In 2002, Jimmy Carter received the Nobel Peace Prize for his tireless efforts to find peaceful solutions to world problems.
Waging Peace
Some people slow down as they approach their ninetieth birthday. Not Jimmy Carter, who turned ninety on October 1, 2014. He continues to work on various projects at home, at church, and for the Carter Center. On some days, the Carters live a quiet life in Plains. Jimmy still works with wood, and he enjoys painting. Rosalynn spends time enjoying her garden. They shop at the Dollar General store and attend services at Maranatha Church. Jimmy continues to teach Sunday school in Plains. His classes attract people of all faiths.
Jimmy Carter comforts six-year-old Ruhama Issah while she is treated for a painful Guinea wound in Ghana. Through the Carter Center, Jimmy is leading a campaign to eradicate Guinea Worm disease worldwide.
On other days, the Carters go to Atlanta where Jimmy teaches at Emory University or attends meetings at the Carter Center. There’s a small apartment in the Carter Center with a pull-down bed where they stay overnight.
Family is important to the Carters. They celebrate family events and take vacations with their twenty-three children, grandchildren, and great-grandchildren. Their oldest grandson, Jason, has followed his grandfather into politics. He’s serving in the Georgia State Senate, just like Jimmy did.

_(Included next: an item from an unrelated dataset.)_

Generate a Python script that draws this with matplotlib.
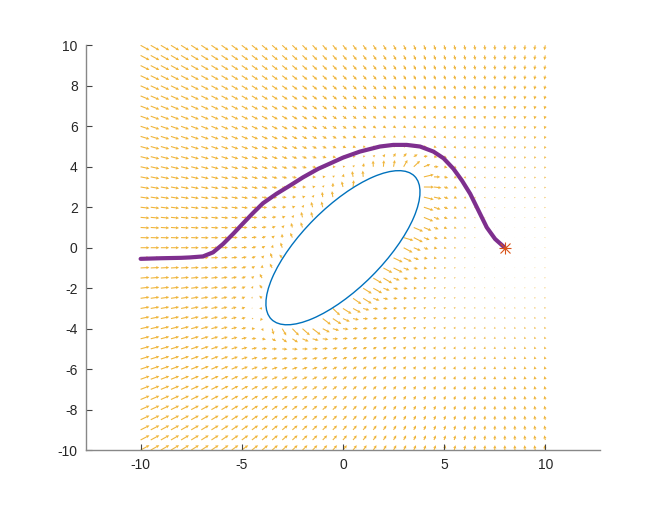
import numpy as np
import matplotlib.pyplot as plt
from matplotlib.patches import Ellipse

# ==========================================
# 1. SCENE DATA
# ==========================================
goal = (8.0, 0.0)
obst_center = (0.0, 0.0)
obst_axes = (5.0, 2.0)      # semi-axes
obst_angle = 45.0           # degrees

# robot path
path_x = [-10.0, -9.0, -8.0, -7.57, -6.92, -6.42, -5.93, -5.43, -4.94, -4.44,
          -3.95, -3.29, -2.62, -1.97, -1.22, -0.64, 0.0, 0.84, 1.83, 2.49,
          3.15, 3.81, 4.47, 4.97, 5.46, 5.88, 6.29, 6.70, 7.11, 7.52, 8.0]
path_y = [-0.55, -0.52, -0.5, -0.48, -0.43, -0.23, 0.18, 0.68, 1.2, 1.72,
          2.2, 2.66, 3.07, 3.48, 3.9, 4.16, 4.45, 4.75, 5.0, 5.08,
          5.08, 5.0, 4.75, 4.42, 3.9, 3.32, 2.66, 1.83, 1.0, 0.43, 0.0]

grid_vals = np.arange(-10, 10.01, 0.5)
tick_vals = [-10, -8, -6, -4, -2, 0, 2, 4, 6, 8, 10]
xtick_vals = [-10, -5, 0, 5, 10]

# ==========================================
# 2. POTENTIAL FIELD (goal attraction + obstacle repulsion)
# ==========================================
X, Y = np.meshgrid(grid_vals, grid_vals)
U = goal[0] - X
V = goal[1] - Y
att_max = np.nanmax(np.hypot(U, V))

# boundary samples of the ellipse -> nearest distance for every grid node
t = np.linspace(0, 2 * np.pi, 720, endpoint=False)
th = np.deg2rad(obst_angle)
a, b = obst_axes
bx = obst_center[0] + a * np.cos(t) * np.cos(th) - b * np.sin(t) * np.sin(th)
by = obst_center[1] + a * np.cos(t) * np.sin(th) + b * np.sin(t) * np.cos(th)
dx = X[..., None] - bx
dy = Y[..., None] - by
dist = np.hypot(dx, dy)
idx = dist.argmin(axis=-1)
d = np.take_along_axis(dist, idx[..., None], -1)[..., 0]
nx = np.take_along_axis(dx, idx[..., None], -1)[..., 0] / np.maximum(d, 1e-6)
ny = np.take_along_axis(dy, idx[..., None], -1)[..., 0] / np.maximum(d, 1e-6)

# inside test
xr = (X - obst_center[0]) * np.cos(th) + (Y - obst_center[1]) * np.sin(th)
yr = -(X - obst_center[0]) * np.sin(th) + (Y - obst_center[1]) * np.cos(th)
inside = (xr / a) ** 2 + (yr / b) ** 2 <= 1.0

d0 = 4.0
k_rep = 10.0
rep = np.where(d < d0, k_rep * (1.0 / np.maximum(d, 0.3) - 1.0 / d0), 0.0)
rep = np.minimum(rep, 18.0)
U = U + rep * nx
V = V + rep * ny
U[inside] = np.nan
V[inside] = np.nan

# keep arrows no longer than the far-field ones
mag = np.hypot(U, V)
clip = np.where(mag > att_max, att_max / mag, 1.0)
U = U * clip
V = V * clip

# MATLAB-like autoscale: longest arrow about one grid spacing
scale = att_max / 0.5

# ==========================================
# 3. PLOT
# ==========================================
fig = plt.figure(figsize=(6.64, 5.15), dpi=100)
ax = fig.add_axes([0.1295, 0.126, 0.774, 0.786])

ax.quiver(X, Y, U, V, color='#F0B53A', angles='xy', scale_units='xy', scale=scale,
          width=0.0021, headwidth=3.0, headlength=3.0, headaxislength=2.6,
          minlength=0.3, zorder=1)

ax.add_patch(Ellipse(obst_center, 2 * a, 2 * b, angle=obst_angle, fill=False,
                     edgecolor='#0072BD', lw=1.0, zorder=2))
ax.plot(path_x, path_y, color='#7E2F8E', lw=3, solid_capstyle='round',
        solid_joinstyle='round', zorder=3)
ax.plot(goal[0], goal[1], marker='+', color='#D95319', ms=9, mew=0.8,
        linestyle='none', zorder=4)
ax.plot(goal[0], goal[1], marker='x', color='#D95319', ms=7, mew=0.8,
        linestyle='none', zorder=4)

ax.set_xlim(-12.7, 12.7)
ax.set_ylim(-10, 10)
ax.set_xticks(xtick_vals)
ax.set_yticks(tick_vals)
ax.set_xticklabels([str(v) for v in xtick_vals])
ax.set_yticklabels([str(v) for v in tick_vals])

for s in ['top', 'right']:
    ax.spines[s].set_visible(False)
for s in ['left', 'bottom']:
    ax.spines[s].set_color('#888888')
    ax.spines[s].set_linewidth(1.0)
ax.tick_params(direction='in', length=4, width=0.8, color='#444444',
               labelsize=10, labelcolor='#262626', pad=6,
               labelfontfamily='Liberation Sans')

fig.savefig('out.png', dpi=100)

Much of the Carters’ time is still spent traveling the world for the Carter Center, resolving conflicts, observing elections, freeing political prisoners, and overseeing health programs. In his 2011 book of meditations, Through the Year with Jimmy Carter, he wrote: “God can use us in many places, where, with faith and an element of humility, we can make a difference.” Jimmy Carter, through his work with the Carter Center, continues to make a difference in the lives of people throughout the world. Rosalynn calls it “building hope.” Jimmy calls it “waging peace.”